## SUPPLIED DATA
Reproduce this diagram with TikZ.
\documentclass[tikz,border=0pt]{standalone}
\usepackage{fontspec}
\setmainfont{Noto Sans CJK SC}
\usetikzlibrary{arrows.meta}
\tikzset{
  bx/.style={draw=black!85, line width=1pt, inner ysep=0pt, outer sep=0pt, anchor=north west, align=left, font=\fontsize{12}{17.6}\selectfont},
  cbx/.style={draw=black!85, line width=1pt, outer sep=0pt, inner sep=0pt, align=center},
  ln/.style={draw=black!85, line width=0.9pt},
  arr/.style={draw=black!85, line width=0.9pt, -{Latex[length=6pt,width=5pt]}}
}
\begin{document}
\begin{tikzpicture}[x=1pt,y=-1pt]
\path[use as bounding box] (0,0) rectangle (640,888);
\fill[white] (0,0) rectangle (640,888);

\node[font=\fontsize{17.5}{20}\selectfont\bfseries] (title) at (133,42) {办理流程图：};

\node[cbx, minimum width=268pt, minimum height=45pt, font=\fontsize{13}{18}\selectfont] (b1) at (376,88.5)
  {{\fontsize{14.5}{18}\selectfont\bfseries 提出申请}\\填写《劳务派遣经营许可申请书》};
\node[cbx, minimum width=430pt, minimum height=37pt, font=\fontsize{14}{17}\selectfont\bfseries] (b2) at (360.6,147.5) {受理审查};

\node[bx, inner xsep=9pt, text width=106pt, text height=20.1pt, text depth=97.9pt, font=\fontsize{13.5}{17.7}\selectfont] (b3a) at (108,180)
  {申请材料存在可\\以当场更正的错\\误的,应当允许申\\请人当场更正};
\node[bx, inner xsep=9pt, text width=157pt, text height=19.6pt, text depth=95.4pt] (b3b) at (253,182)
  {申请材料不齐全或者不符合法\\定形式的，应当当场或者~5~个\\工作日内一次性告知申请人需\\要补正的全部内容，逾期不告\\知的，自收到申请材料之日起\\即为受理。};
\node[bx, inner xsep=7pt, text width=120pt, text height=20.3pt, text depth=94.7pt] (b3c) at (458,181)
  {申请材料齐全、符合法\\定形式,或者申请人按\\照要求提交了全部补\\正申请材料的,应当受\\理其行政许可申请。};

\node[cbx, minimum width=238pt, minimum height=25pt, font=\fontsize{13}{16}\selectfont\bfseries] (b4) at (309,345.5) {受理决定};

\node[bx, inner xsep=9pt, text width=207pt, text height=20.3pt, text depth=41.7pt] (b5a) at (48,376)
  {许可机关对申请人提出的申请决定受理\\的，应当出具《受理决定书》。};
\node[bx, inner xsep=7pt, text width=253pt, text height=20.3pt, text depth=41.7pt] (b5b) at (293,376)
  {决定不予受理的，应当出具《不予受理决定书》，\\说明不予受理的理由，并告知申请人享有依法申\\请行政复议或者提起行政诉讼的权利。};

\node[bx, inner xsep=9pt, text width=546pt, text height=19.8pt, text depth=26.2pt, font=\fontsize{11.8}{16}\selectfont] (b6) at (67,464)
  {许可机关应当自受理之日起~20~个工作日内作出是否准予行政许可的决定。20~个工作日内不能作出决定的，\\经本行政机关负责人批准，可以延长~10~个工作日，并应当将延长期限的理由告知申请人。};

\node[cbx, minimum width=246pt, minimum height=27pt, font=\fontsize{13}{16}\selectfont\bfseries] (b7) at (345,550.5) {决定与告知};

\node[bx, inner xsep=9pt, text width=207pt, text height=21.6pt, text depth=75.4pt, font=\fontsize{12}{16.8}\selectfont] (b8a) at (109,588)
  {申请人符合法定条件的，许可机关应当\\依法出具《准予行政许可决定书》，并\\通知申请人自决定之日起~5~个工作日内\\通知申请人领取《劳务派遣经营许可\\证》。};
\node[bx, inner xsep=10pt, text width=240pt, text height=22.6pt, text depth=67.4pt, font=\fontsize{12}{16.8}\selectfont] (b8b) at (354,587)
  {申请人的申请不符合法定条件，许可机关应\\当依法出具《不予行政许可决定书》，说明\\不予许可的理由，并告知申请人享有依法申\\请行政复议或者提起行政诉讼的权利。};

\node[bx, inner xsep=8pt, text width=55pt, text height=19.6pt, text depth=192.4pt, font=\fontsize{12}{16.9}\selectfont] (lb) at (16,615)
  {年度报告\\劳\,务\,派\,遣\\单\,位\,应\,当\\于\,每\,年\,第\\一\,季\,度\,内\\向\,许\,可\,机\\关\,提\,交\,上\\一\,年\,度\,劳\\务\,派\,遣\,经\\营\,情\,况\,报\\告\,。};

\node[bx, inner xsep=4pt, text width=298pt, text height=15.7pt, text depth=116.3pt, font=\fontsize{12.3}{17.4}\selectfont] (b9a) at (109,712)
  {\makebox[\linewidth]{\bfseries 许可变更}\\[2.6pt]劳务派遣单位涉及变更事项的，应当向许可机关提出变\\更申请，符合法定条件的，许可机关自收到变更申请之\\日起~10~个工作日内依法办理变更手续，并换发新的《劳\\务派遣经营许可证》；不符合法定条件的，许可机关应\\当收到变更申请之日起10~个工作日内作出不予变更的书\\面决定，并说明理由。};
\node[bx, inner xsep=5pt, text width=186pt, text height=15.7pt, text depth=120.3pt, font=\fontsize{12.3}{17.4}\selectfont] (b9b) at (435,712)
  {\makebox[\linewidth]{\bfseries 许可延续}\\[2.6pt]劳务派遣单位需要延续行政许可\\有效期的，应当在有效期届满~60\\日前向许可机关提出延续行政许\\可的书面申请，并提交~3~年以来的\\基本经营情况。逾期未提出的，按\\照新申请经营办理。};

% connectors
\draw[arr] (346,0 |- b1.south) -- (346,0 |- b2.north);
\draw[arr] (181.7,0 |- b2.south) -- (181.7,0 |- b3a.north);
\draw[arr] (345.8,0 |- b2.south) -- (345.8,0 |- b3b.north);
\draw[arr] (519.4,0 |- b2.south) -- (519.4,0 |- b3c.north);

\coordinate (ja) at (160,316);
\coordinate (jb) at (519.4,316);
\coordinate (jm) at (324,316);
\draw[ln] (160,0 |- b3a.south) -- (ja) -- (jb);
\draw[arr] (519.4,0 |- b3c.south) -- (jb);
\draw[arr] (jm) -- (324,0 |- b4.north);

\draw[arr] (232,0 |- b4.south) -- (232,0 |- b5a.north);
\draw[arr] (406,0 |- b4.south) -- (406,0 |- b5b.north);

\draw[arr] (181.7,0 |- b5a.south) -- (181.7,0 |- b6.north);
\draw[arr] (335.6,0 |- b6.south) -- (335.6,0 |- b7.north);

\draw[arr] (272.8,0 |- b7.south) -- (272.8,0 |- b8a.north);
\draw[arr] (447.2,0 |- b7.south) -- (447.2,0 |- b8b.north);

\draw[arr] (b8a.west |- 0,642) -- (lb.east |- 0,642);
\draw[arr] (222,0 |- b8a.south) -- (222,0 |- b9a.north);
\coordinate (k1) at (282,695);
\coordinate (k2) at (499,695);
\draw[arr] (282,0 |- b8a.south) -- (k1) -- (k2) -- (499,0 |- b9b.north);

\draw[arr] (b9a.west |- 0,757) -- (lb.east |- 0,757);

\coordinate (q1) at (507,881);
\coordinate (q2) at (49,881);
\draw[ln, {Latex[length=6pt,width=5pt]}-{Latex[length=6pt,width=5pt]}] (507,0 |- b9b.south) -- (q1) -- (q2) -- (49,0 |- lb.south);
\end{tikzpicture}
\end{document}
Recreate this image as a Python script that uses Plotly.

## TO BE DONE
Your task is to repeat every entry exactly.

## THE SOLUTION
Reproduce this diagram with TikZ.
\documentclass[tikz,border=0pt]{standalone}
\usepackage{fontspec}
\setmainfont{Noto Sans CJK SC}
\usetikzlibrary{arrows.meta}
\tikzset{
  bx/.style={draw=black!85, line width=1pt, inner ysep=0pt, outer sep=0pt, anchor=north west, align=left, font=\fontsize{12}{17.6}\selectfont},
  cbx/.style={draw=black!85, line width=1pt, outer sep=0pt, inner sep=0pt, align=center},
  ln/.style={draw=black!85, line width=0.9pt},
  arr/.style={draw=black!85, line width=0.9pt, -{Latex[length=6pt,width=5pt]}}
}
\begin{document}
\begin{tikzpicture}[x=1pt,y=-1pt]
\path[use as bounding box] (0,0) rectangle (640,888);
\fill[white] (0,0) rectangle (640,888);

\node[font=\fontsize{17.5}{20}\selectfont\bfseries] (title) at (133,42) {办理流程图：};

\node[cbx, minimum width=268pt, minimum height=45pt, font=\fontsize{13}{18}\selectfont] (b1) at (376,88.5)
  {{\fontsize{14.5}{18}\selectfont\bfseries 提出申请}\\填写《劳务派遣经营许可申请书》};
\node[cbx, minimum width=430pt, minimum height=37pt, font=\fontsize{14}{17}\selectfont\bfseries] (b2) at (360.6,147.5) {受理审查};

\node[bx, inner xsep=9pt, text width=106pt, text height=20.1pt, text depth=97.9pt, font=\fontsize{13.5}{17.7}\selectfont] (b3a) at (108,180)
  {申请材料存在可\\以当场更正的错\\误的,应当允许申\\请人当场更正};
\node[bx, inner xsep=9pt, text width=157pt, text height=19.6pt, text depth=95.4pt] (b3b) at (253,182)
  {申请材料不齐全或者不符合法\\定形式的，应当当场或者~5~个\\工作日内一次性告知申请人需\\要补正的全部内容，逾期不告\\知的，自收到申请材料之日起\\即为受理。};
\node[bx, inner xsep=7pt, text width=120pt, text height=20.3pt, text depth=94.7pt] (b3c) at (458,181)
  {申请材料齐全、符合法\\定形式,或者申请人按\\照要求提交了全部补\\正申请材料的,应当受\\理其行政许可申请。};

\node[cbx, minimum width=238pt, minimum height=25pt, font=\fontsize{13}{16}\selectfont\bfseries] (b4) at (309,345.5) {受理决定};

\node[bx, inner xsep=9pt, text width=207pt, text height=20.3pt, text depth=41.7pt] (b5a) at (48,376)
  {许可机关对申请人提出的申请决定受理\\的，应当出具《受理决定书》。};
\node[bx, inner xsep=7pt, text width=253pt, text height=20.3pt, text depth=41.7pt] (b5b) at (293,376)
  {决定不予受理的，应当出具《不予受理决定书》，\\说明不予受理的理由，并告知申请人享有依法申\\请行政复议或者提起行政诉讼的权利。};

\node[bx, inner xsep=9pt, text width=546pt, text height=19.8pt, text depth=26.2pt, font=\fontsize{11.8}{16}\selectfont] (b6) at (67,464)
  {许可机关应当自受理之日起~20~个工作日内作出是否准予行政许可的决定。20~个工作日内不能作出决定的，\\经本行政机关负责人批准，可以延长~10~个工作日，并应当将延长期限的理由告知申请人。};

\node[cbx, minimum width=246pt, minimum height=27pt, font=\fontsize{13}{16}\selectfont\bfseries] (b7) at (345,550.5) {决定与告知};

\node[bx, inner xsep=9pt, text width=207pt, text height=21.6pt, text depth=75.4pt, font=\fontsize{12}{16.8}\selectfont] (b8a) at (109,588)
  {申请人符合法定条件的，许可机关应当\\依法出具《准予行政许可决定书》，并\\通知申请人自决定之日起~5~个工作日内\\通知申请人领取《劳务派遣经营许可\\证》。};
\node[bx, inner xsep=10pt, text width=240pt, text height=22.6pt, text depth=67.4pt, font=\fontsize{12}{16.8}\selectfont] (b8b) at (354,587)
  {申请人的申请不符合法定条件，许可机关应\\当依法出具《不予行政许可决定书》，说明\\不予许可的理由，并告知申请人享有依法申\\请行政复议或者提起行政诉讼的权利。};

\node[bx, inner xsep=8pt, text width=55pt, text height=19.6pt, text depth=192.4pt, font=\fontsize{12}{16.9}\selectfont] (lb) at (16,615)
  {年度报告\\劳\,务\,派\,遣\\单\,位\,应\,当\\于\,每\,年\,第\\一\,季\,度\,内\\向\,许\,可\,机\\关\,提\,交\,上\\一\,年\,度\,劳\\务\,派\,遣\,经\\营\,情\,况\,报\\告\,。};

\node[bx, inner xsep=4pt, text width=298pt, text height=15.7pt, text depth=116.3pt, font=\fontsize{12.3}{17.4}\selectfont] (b9a) at (109,712)
  {\makebox[\linewidth]{\bfseries 许可变更}\\[2.6pt]劳务派遣单位涉及变更事项的，应当向许可机关提出变\\更申请，符合法定条件的，许可机关自收到变更申请之\\日起~10~个工作日内依法办理变更手续，并换发新的《劳\\务派遣经营许可证》；不符合法定条件的，许可机关应\\当收到变更申请之日起10~个工作日内作出不予变更的书\\面决定，并说明理由。};
\node[bx, inner xsep=5pt, text width=186pt, text height=15.7pt, text depth=120.3pt, font=\fontsize{12.3}{17.4}\selectfont] (b9b) at (435,712)
  {\makebox[\linewidth]{\bfseries 许可延续}\\[2.6pt]劳务派遣单位需要延续行政许可\\有效期的，应当在有效期届满~60\\日前向许可机关提出延续行政许\\可的书面申请，并提交~3~年以来的\\基本经营情况。逾期未提出的，按\\照新申请经营办理。};

% connectors
\draw[arr] (346,0 |- b1.south) -- (346,0 |- b2.north);
\draw[arr] (181.7,0 |- b2.south) -- (181.7,0 |- b3a.north);
\draw[arr] (345.8,0 |- b2.south) -- (345.8,0 |- b3b.north);
\draw[arr] (519.4,0 |- b2.south) -- (519.4,0 |- b3c.north);

\coordinate (ja) at (160,316);
\coordinate (jb) at (519.4,316);
\coordinate (jm) at (324,316);
\draw[ln] (160,0 |- b3a.south) -- (ja) -- (jb);
\draw[arr] (519.4,0 |- b3c.south) -- (jb);
\draw[arr] (jm) -- (324,0 |- b4.north);

\draw[arr] (232,0 |- b4.south) -- (232,0 |- b5a.north);
\draw[arr] (406,0 |- b4.south) -- (406,0 |- b5b.north);

\draw[arr] (181.7,0 |- b5a.south) -- (181.7,0 |- b6.north);
\draw[arr] (335.6,0 |- b6.south) -- (335.6,0 |- b7.north);

\draw[arr] (272.8,0 |- b7.south) -- (272.8,0 |- b8a.north);
\draw[arr] (447.2,0 |- b7.south) -- (447.2,0 |- b8b.north);

\draw[arr] (b8a.west |- 0,642) -- (lb.east |- 0,642);
\draw[arr] (222,0 |- b8a.south) -- (222,0 |- b9a.north);
\coordinate (k1) at (282,695);
\coordinate (k2) at (499,695);
\draw[arr] (282,0 |- b8a.south) -- (k1) -- (k2) -- (499,0 |- b9b.north);

\draw[arr] (b9a.west |- 0,757) -- (lb.east |- 0,757);

\coordinate (q1) at (507,881);
\coordinate (q2) at (49,881);
\draw[ln, {Latex[length=6pt,width=5pt]}-{Latex[length=6pt,width=5pt]}] (507,0 |- b9b.south) -- (q1) -- (q2) -- (49,0 |- lb.south);
\end{tikzpicture}
\end{document}
Recreate this image as a Python script that uses Plotly.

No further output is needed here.